What the exercise asks:
Retype only what runs from the beginning of the data through the line with "1.789, 1.895, 2.0]"; please omit the pictures and keep every line exact.

Data section:
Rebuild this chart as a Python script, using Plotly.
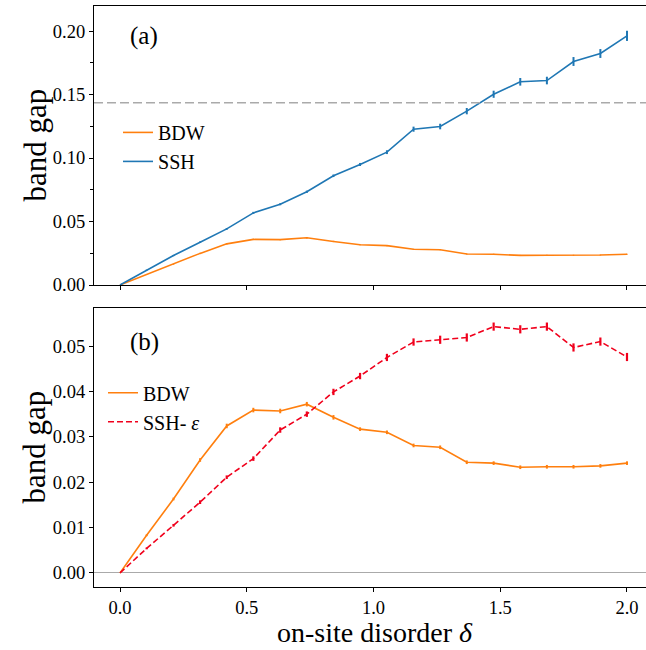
import plotly.graph_objects as go
from plotly.subplots import make_subplots

# on-site disorder values
delta = [0.0, 0.105, 0.211, 0.316, 0.421, 0.526, 0.632, 0.737, 0.842, 0.947,
         1.053, 1.158, 1.263, 1.368, 1.474, 1.579, 1.684, 1.789, 1.895, 2.0]

bdw = [0.0, 0.0083, 0.0163, 0.0249, 0.0324, 0.0359, 0.0357, 0.0372, 0.0343, 0.0317,
       0.0310, 0.0281, 0.0277, 0.0244, 0.0242, 0.0233, 0.0234, 0.0234, 0.0236, 0.0242]
bdw_err = [0.0, 0.0002, 0.0003, 0.0004, 0.0005, 0.0005, 0.0005, 0.0005, 0.0005, 0.0004,
           0.0004, 0.0004, 0.0004, 0.0004, 0.0004, 0.0004, 0.0004, 0.0004, 0.0004, 0.0004]

ssh = [0.0, 0.0118, 0.0232, 0.0337, 0.0442, 0.0568, 0.0636, 0.0734, 0.0860, 0.0949,
       0.1046, 0.1227, 0.1248, 0.1369, 0.1502, 0.1600, 0.1610, 0.1760, 0.1823, 0.1962]
ssh_err = [0.0, 0.0003, 0.0005, 0.0006, 0.0007, 0.0008, 0.0008, 0.0009, 0.0010, 0.0012,
           0.0015, 0.0020, 0.0022, 0.0025, 0.0028, 0.0030, 0.0030, 0.0035, 0.0035, 0.0040]

ssh_eps = [0.0, 0.0054, 0.0105, 0.0156, 0.0211, 0.0252, 0.0315, 0.0350, 0.0399, 0.0434,
           0.0475, 0.0509, 0.0514, 0.0519, 0.0543, 0.0537, 0.0543, 0.0497, 0.0510, 0.0476]
ssh_eps_err = [0.0, 0.0002, 0.0003, 0.0004, 0.0004, 0.0005, 0.0006, 0.0006, 0.0007, 0.0007,
               0.0008, 0.0008, 0.0009, 0.0009, 0.0009, 0.0009, 0.0009, 0.0009, 0.0009, 0.0009]

ref_gap = 0.1435

ORANGE = '#ff7f0e'
BLUE = '#1f77b4'
RED = '#f0001c'
FONT = 'Liberation Serif'

fig = make_subplots(rows=2, cols=1, shared_xaxes=True)

def err(vals, color, thick):
    return dict(type='data', array=vals, visible=True, color=color, thickness=thick, width=0)

# panel (a)
fig.add_trace(go.Scatter(x=delta, y=bdw, mode='lines', name='BDW',
                         line=dict(color=ORANGE, width=1.6),
                         error_y=err(bdw_err, ORANGE, 1.5), legend='legend'), 1, 1)
fig.add_trace(go.Scatter(x=delta, y=ssh, mode='lines', name='SSH',
                         line=dict(color=BLUE, width=1.6),
                         error_y=err(ssh_err, BLUE, 2), legend='legend'), 1, 1)

# panel (b)
fig.add_trace(go.Scatter(x=delta, y=bdw, mode='lines', name='BDW',
                         line=dict(color=ORANGE, width=1.6),
                         error_y=err(bdw_err, ORANGE, 2), legend='legend2'), 2, 1)
fig.add_trace(go.Scatter(x=delta, y=ssh_eps, mode='lines', name='SSH- <i>ε</i>',
                         line=dict(color=RED, width=1.6, dash='6px,3px'),
                         error_y=err(ssh_eps_err, RED, 2.2), legend='legend2'), 2, 1)

fig.add_hline(y=ref_gap, line=dict(color='#aaaaaa', width=1.5, dash='9px,4px'), row=1, col=1)

axis_common = dict(showline=True, linecolor='black', linewidth=1.2, ticks='outside',
                   ticklen=4, tickwidth=1, tickcolor='black', showgrid=False,
                   tickfont=dict(family=FONT, size=18.5, color='black'))

fig.update_xaxes(**axis_common, mirror=True, range=[-0.1026, 2.075],
                 tickvals=[0, 0.5, 1.0, 1.5, 2.0], zeroline=False)
fig.update_xaxes(showticklabels=False, row=1, col=1)
fig.update_xaxes(tickformat='.1f', row=2, col=1)

fig.update_yaxes(**axis_common, mirror=False, zeroline=False)
fig.update_yaxes(range=[0, 0.2197], tickvals=[0, 0.05, 0.10, 0.15, 0.20], tickformat='.2f',
                 minor=dict(tickvals=[0.025, 0.075, 0.125, 0.175], ticks='outside',
                            ticklen=3, tickcolor='black'),
                 domain=[0.5198, 1.0], row=1, col=1)
fig.update_yaxes(range=[-0.0031, 0.0584], dtick=0.01, tickformat='.2f',
                 zeroline=True, zerolinecolor='#aaaaaa', zerolinewidth=1,
                 domain=[0.0, 0.4802], row=2, col=1)

legend_common = dict(bgcolor='rgba(0,0,0,0)', font=dict(family=FONT, size=20, color='black'),
                     itemwidth=30, tracegroupgap=0, xanchor='left', yanchor='top')

fig.update_layout(
    width=646, height=650,
    margin=dict(l=94, r=0, t=6, b=63),
    plot_bgcolor='white', paper_bgcolor='white',
    font=dict(family=FONT, color='black'),
    legend=dict(**legend_common, x=0.0435, y=0.816),
    legend2=dict(**legend_common, x=0.0163, y=0.368),
    annotations=[
        dict(text='(a)', x=(128 - 94) / 552, y=1 - (36 - 6) / 581, xref='paper', yref='paper',
             showarrow=False, xanchor='left', yanchor='middle', font=dict(family=FONT, size=25)),
        dict(text='(b)', x=(128 - 94) / 552, y=1 - (342 - 6) / 581, xref='paper', yref='paper',
             showarrow=False, xanchor='left', yanchor='middle', font=dict(family=FONT, size=25)),
        dict(text='band gap', x=(35 - 94) / 552, y=0.76, xref='paper', yref='paper',
             xanchor='center', yanchor='middle',
             showarrow=False, textangle=-90, font=dict(family=FONT, size=31)),
        dict(text='band gap', x=(35 - 94) / 552, y=0.24, xref='paper', yref='paper',
             xanchor='center', yanchor='middle',
             showarrow=False, textangle=-90, font=dict(family=FONT, size=31)),
        dict(text='on-site disorder <i>δ</i>', x=(375 - 94) / 552, y=-(632 - 587) / 581,
             xref='paper', yref='paper', showarrow=False, xanchor='center', yanchor='middle',
             font=dict(family=FONT, size=28)),
    ],
)

fig.write_html("out.html", config={'displayModeBar': False},
               post_script="document.body.style.margin='0px';document.body.style.overflow='hidden';")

Response to this task:
Rebuild this chart as a Python script, using Plotly.
import plotly.graph_objects as go
from plotly.subplots import make_subplots

# on-site disorder values
delta = [0.0, 0.105, 0.211, 0.316, 0.421, 0.526, 0.632, 0.737, 0.842, 0.947,
         1.053, 1.158, 1.263, 1.368, 1.474, 1.579, 1.684, 1.789, 1.895, 2.0]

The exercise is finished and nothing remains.